Riyadh: Jordan’s King Abdullah II arrived in Saudi Arabia on Sunday for a crucial four-nation meeting focused on supporting Amman to tackle an economic crisis in the wake of anti-austerity protests.
He landed in the Red Sea city of Jeddah ahead of his meeting later Sunday with leaders of Saudi Arabia, the United Arab Emirates and Kuwait, the official Saudi Press Agency said.
Mass protests against price rises and a proposed tax hike have rocked Jordan in recent days as the government pushes austerity measures to slash the country’s debt in the face of an economic crisis.
Saudi King Salman had called the rulers of the three other nations to set up the meeting in the holy city of Mecca, with speculation that an aid package could be announced.

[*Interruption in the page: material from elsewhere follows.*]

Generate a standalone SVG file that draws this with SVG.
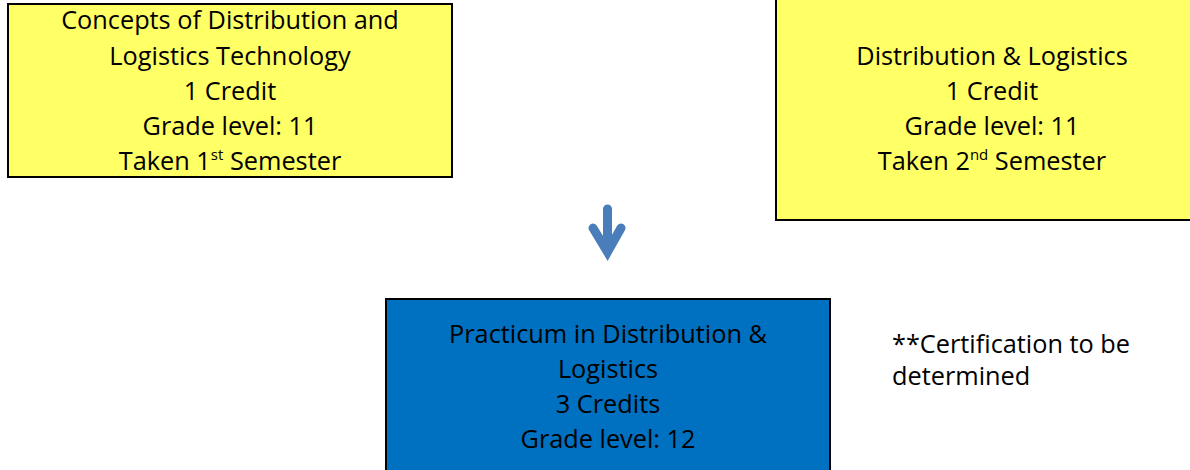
<svg xmlns="http://www.w3.org/2000/svg" width="1190" height="470" viewBox="0 0 1190 470">
<style>
.box{stroke:#000;stroke-width:2}
.yel{fill:#ffff66}
.blu{fill:#0070c0}
text{font-family:"Open Sans","Liberation Sans",sans-serif;font-size:25.3px;fill:#000}
.c{text-anchor:middle}
.sup{font-size:15px}
</style>
<rect width="1190" height="470" fill="#fff"/>
<g id="node-concepts">
<rect class="box yel" x="8" y="4" width="444" height="173"/>
<text class="c" x="230" y="29">Concepts of Distribution and</text>
<text class="c" x="230" y="65">Logistics Technology</text>
<text class="c" x="230" y="100">1 Credit</text>
<text class="c" x="230" y="135">Grade level: 11</text>
<text class="c" x="230" y="170">Taken 1<tspan class="sup" dy="-10">st</tspan><tspan dy="10"> Semester</tspan></text>
</g>
<g id="node-distribution">
<rect class="box yel" x="776" y="-10" width="430" height="230"/>
<text class="c" x="992" y="65">Distribution &amp; Logistics</text>
<text class="c" x="992" y="100">1 Credit</text>
<text class="c" x="992" y="135">Grade level: 11</text>
<text class="c" x="992" y="170">Taken 2<tspan class="sup" dy="-10">nd</tspan><tspan dy="10"> Semester</tspan></text>
</g>
<g id="connectors">
<path d="M607.5 209 V252 M593 228 L607.5 252 L621 228" fill="none" stroke="#4a7ebb" stroke-width="9" stroke-linecap="round" stroke-linejoin="miter"/>
</g>
<g id="node-practicum">
<rect class="box blu" x="386" y="299" width="444" height="190"/>
<text class="c" x="608" y="343">Practicum in Distribution &amp;</text>
<text class="c" x="608" y="378">Logistics</text>
<text class="c" x="608" y="413">3 Credits</text>
<text class="c" x="608" y="448">Grade level: 12</text>
</g>
<g id="note">
<text x="892" y="353">**Certification to be</text>
<text x="892" y="385">determined</text>
</g>
</svg>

European Union foreign policy chief Federica Mogherini on Sunday announced Sunday 20 million euros ($23.5 million) in aid for Jordan.
Cash-strapped Jordan, a close US ally that relies heavily on donors, is struggling to curb its debt after securing a $723-million loan from the International Monetary Fund in 2016.
Austerity measures tied to the loan have seen prices of basic necessities rise across the kingdom — culminating in a week of angry protests over tax proposals that forced prime minister Hani Mulki to resign.
The authorities on Thursday announced they were withdrawing the unpopular legislation, but still face a mammoth task to balance popular demands with the need to reduce the public debt burden.
Jordan blames its economic woes on instability rocking the region and the burden of hosting hundreds of thousands of refugees from war-torn Syria, complaining it has not received enough international support.
The World Bank says Jordan has “weak growth prospects” this year, while 18.5 percent of the working age population is unemployed.
Saudi Arabia and the United States are two of the major donors providing vital economic assistance to Jordan.